Il semble qu’avec ou après la passion de l’amour, Sapho avait eu celle de la gloire. L’espérance de cette gloire, l’orgueil, non plus de la beauté, mais du génie, éclate dans quelques vers d’une pièce perdue[1] :

« Morte, tu seras gisante », dit la Muse lesbienne à quelque femme ennemie ou rivale ; « il ne restera de toi nulle mémoire dans l’avenir ; car tu ne touches pas aux roses de la montagne des Piérides ; mais tu iras, obscure, visiter les demeures d’Adès, t’envolant sur le sol des aveugles morts. »

Une autre fois, devant des femmes qui, riches et belles, semblaient enivrées de leur destinée, elle parut plus fière encore, en disant « que les Muses lui donnaient, à elle, le vrai bonheur et le seul digne d’envie ; car, même dans la mort, elle ne serait jamais oubliée. » Elle disait vrai. Son nom vivra, comme l’amour.

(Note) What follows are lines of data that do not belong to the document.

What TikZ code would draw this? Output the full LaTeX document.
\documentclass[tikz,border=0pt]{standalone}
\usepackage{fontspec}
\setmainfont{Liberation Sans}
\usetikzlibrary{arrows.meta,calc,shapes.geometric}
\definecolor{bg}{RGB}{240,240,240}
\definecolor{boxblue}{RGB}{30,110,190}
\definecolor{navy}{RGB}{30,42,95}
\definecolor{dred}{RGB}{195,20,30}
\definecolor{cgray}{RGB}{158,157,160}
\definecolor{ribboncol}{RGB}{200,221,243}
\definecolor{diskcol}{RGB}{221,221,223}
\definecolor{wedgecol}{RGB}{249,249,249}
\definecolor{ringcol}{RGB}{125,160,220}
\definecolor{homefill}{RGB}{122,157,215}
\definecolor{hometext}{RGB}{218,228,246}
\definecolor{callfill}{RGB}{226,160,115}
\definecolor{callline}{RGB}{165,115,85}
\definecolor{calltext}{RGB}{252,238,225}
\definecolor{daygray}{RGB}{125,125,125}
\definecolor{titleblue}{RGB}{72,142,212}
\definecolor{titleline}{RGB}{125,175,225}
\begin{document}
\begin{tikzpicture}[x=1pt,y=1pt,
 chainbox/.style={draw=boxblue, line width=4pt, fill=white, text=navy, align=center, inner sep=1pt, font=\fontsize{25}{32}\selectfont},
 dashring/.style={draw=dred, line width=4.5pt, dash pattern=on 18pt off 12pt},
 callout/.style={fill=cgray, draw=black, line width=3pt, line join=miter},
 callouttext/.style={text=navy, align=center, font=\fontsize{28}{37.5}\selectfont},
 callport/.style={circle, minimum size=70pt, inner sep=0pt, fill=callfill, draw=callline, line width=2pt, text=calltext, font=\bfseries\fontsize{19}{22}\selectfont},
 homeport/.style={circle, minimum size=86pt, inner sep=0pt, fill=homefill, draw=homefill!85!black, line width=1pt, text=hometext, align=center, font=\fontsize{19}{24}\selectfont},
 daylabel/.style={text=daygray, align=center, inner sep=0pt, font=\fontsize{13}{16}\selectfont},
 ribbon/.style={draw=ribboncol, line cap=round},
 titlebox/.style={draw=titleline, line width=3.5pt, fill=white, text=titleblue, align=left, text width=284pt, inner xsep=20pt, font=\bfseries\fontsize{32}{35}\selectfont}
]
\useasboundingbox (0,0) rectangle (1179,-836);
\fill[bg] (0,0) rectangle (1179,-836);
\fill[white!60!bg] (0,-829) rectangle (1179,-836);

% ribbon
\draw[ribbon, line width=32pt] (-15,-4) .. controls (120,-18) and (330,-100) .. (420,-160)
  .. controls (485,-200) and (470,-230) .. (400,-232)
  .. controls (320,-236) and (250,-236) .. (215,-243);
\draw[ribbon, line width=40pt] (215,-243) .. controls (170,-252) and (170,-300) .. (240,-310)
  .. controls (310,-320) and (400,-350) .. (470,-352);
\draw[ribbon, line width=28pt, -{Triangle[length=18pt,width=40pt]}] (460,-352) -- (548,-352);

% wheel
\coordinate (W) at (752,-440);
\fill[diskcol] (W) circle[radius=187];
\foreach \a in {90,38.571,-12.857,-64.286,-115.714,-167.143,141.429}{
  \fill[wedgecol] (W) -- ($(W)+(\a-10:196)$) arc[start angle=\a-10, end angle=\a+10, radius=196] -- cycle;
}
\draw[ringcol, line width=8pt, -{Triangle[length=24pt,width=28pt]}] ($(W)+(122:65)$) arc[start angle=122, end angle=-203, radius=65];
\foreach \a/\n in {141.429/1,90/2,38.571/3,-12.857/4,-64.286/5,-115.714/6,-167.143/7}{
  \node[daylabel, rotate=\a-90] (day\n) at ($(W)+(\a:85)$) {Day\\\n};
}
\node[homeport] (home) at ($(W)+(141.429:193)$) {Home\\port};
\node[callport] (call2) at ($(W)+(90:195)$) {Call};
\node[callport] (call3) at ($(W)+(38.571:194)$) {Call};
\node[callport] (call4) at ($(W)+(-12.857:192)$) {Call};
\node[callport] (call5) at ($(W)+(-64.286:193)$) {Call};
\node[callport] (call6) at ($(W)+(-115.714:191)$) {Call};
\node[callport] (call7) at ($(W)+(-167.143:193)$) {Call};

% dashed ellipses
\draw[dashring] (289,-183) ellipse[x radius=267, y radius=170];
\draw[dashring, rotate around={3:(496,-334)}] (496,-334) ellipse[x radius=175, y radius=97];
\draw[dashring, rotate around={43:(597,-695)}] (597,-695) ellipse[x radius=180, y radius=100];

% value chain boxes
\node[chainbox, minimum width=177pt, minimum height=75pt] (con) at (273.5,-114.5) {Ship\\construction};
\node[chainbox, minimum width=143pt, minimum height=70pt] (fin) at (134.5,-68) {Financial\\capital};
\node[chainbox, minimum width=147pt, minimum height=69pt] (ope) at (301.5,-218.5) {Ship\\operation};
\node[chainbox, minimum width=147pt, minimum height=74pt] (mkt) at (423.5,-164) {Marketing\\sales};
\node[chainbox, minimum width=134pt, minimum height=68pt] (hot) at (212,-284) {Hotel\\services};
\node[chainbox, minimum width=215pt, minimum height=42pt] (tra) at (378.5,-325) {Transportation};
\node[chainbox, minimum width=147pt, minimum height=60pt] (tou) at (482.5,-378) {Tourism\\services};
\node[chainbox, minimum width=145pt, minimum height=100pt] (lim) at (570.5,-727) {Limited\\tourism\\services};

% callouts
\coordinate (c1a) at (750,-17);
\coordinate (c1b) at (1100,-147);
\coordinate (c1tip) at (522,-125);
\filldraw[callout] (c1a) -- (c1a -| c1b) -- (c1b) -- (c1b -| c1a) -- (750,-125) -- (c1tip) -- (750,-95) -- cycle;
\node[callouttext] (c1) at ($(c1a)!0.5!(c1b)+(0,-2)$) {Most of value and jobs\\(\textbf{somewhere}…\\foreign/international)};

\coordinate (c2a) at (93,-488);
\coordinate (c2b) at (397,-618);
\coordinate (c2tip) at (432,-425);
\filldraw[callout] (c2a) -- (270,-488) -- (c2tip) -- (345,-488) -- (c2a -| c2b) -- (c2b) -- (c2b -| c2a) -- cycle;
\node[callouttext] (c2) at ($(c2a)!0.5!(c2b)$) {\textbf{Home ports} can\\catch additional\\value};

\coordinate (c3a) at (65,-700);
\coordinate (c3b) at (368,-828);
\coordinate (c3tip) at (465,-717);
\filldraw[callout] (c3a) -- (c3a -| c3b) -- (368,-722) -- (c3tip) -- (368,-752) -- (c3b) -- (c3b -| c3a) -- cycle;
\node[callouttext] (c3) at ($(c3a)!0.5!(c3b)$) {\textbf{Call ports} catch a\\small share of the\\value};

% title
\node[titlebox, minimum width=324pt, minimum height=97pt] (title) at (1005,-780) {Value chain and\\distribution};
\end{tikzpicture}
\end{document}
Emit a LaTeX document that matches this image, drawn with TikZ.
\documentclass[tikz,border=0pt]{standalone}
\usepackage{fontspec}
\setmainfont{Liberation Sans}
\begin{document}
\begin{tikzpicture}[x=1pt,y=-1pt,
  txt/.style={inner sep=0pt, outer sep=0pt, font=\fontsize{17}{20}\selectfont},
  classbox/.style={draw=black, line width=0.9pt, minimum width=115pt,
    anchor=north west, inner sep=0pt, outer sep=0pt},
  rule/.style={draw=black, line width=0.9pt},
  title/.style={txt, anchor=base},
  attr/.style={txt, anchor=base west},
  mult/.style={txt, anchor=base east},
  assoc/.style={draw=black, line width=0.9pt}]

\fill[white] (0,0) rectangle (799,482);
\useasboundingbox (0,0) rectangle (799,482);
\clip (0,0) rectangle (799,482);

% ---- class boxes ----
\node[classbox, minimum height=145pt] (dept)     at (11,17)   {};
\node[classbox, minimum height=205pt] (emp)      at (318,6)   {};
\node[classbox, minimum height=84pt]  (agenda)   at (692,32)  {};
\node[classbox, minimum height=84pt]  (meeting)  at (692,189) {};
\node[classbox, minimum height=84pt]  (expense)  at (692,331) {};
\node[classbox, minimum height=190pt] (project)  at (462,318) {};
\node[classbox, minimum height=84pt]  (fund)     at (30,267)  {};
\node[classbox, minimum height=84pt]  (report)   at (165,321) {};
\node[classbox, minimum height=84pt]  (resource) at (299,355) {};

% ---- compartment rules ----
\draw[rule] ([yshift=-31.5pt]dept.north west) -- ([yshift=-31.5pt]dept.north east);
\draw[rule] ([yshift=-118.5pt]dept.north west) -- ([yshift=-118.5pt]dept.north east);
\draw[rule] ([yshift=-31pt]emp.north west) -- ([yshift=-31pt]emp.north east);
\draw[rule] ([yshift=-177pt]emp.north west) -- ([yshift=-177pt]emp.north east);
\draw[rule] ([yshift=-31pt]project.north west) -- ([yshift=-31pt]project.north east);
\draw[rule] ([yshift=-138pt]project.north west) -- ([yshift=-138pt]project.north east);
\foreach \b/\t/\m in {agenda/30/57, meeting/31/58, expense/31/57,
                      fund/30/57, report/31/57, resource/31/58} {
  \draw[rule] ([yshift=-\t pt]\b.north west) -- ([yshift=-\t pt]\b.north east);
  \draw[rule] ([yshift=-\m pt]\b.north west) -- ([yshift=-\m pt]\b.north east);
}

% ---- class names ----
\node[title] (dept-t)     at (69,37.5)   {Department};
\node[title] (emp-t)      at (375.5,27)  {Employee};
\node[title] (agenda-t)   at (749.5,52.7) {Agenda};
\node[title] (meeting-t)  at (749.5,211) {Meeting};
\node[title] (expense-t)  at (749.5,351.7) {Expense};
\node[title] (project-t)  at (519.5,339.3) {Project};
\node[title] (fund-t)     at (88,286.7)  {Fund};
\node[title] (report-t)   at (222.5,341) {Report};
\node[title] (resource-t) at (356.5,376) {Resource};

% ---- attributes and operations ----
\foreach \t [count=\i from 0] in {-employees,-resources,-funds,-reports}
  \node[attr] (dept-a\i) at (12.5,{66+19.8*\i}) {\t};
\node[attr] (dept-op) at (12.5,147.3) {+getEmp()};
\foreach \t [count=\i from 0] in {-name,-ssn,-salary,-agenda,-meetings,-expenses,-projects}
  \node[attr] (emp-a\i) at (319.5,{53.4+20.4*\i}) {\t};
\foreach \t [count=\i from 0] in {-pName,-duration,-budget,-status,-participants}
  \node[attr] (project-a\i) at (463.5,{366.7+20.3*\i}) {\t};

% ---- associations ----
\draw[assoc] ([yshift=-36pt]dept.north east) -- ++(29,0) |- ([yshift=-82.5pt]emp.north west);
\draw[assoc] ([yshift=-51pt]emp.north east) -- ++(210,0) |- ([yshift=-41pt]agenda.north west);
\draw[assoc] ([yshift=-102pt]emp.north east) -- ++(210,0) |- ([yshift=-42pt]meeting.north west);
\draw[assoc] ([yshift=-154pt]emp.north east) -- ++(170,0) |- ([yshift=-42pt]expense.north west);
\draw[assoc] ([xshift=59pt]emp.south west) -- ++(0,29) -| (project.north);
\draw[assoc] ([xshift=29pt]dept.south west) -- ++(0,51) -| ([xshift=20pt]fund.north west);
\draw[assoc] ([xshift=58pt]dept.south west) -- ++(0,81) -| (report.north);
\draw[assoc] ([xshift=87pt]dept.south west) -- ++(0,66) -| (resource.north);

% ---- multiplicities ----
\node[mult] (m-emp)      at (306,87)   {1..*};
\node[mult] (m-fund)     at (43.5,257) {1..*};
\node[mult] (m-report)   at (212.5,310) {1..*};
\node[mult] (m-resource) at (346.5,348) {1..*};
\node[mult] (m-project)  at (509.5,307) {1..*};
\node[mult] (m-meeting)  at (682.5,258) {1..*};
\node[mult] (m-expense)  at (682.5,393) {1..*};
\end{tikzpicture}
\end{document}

Il est vrai que, pour nous, ce qu’elle décrit, c’est moins l’émotion délicate de l’âme que le trouble des sens et comme la fièvre du cœur. Le témoignage s’en trouve dans cette anecdote du médecin Érasistrate surprenant la passion secrète du fils de Séleucus pour sa belle-mère Stratonice, par l’observation même des signes qu’avait sentis et marqués sur elle-même Sapho

  1. Poet. lyr. græc., ed. Bergk, p. 615.